Species of woodlouse

Armadillidium gestroi, or Gestroi's pill woodlouse, is a large terrestrial isopod from Italy first officially described by Paolo Tua in 1900. It is sometimes kept in captivity by hobbyists.

== Description ==
This is a relatively large woodlouse, up to 22mm long and 10mm wide, with a rounded cross-section. Its body is dark gray or brown, with rows of yellow spots. Like other Armadillidium species, it can roll into a ball when disturbed, a behavior known as volvation.

== Ecology ==
Armadillidium gestroi lives under stones and decaying plant matter in coastal shrubland, in the strip of land that occurs between the beach and barren mountain slopes. Its distribution seems limited by the combination of Triassic limestone and the humid, stable temperatures due to the influence of the Mediterranean Sea, along with a need for ample vegetation.

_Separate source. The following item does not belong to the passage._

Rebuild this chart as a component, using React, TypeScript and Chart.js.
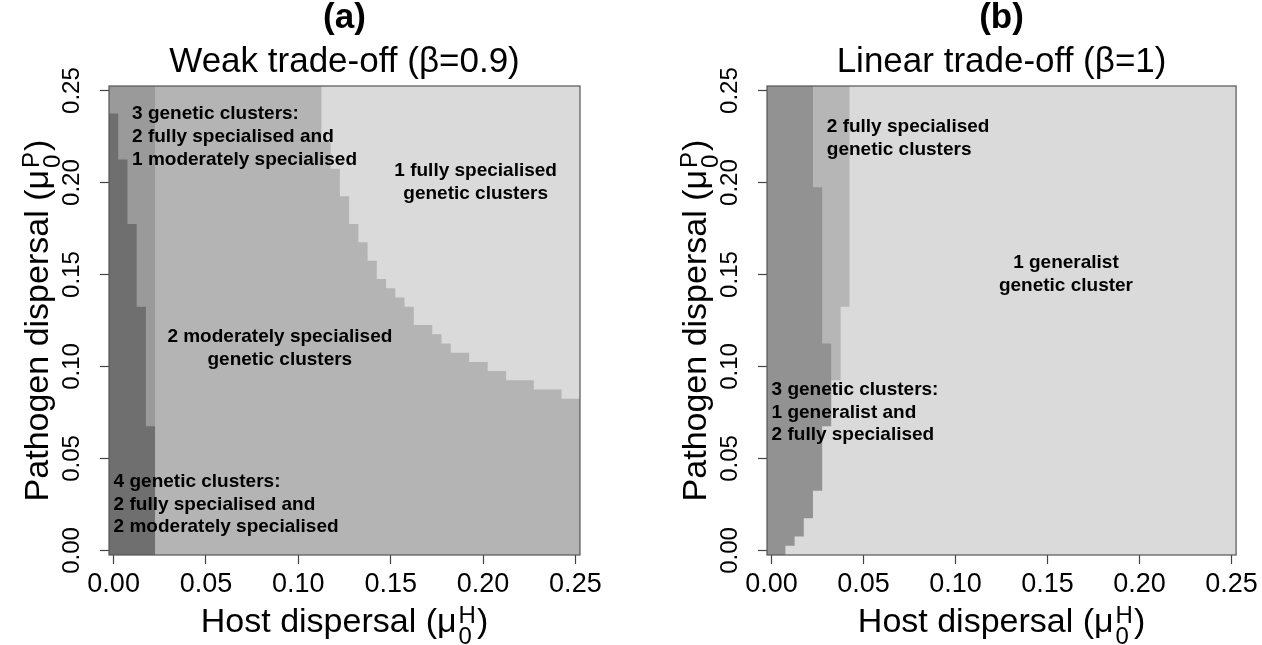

A. gestroi displays aposematic coloring, and can produce a strongly unpleasant odor from lateral plate glands. Great tits show signs of discomfort (such as drinking water and bill-cleaning) after eating A. gestroi, but not other kinds of prey, suggesting A. gestroi possesses some form of chemical protection.

== Distribution ==
Armadillidium gestroi is endemic to the Liguria region of northwestern Italy, specifically between Ceriale and Bergeggi.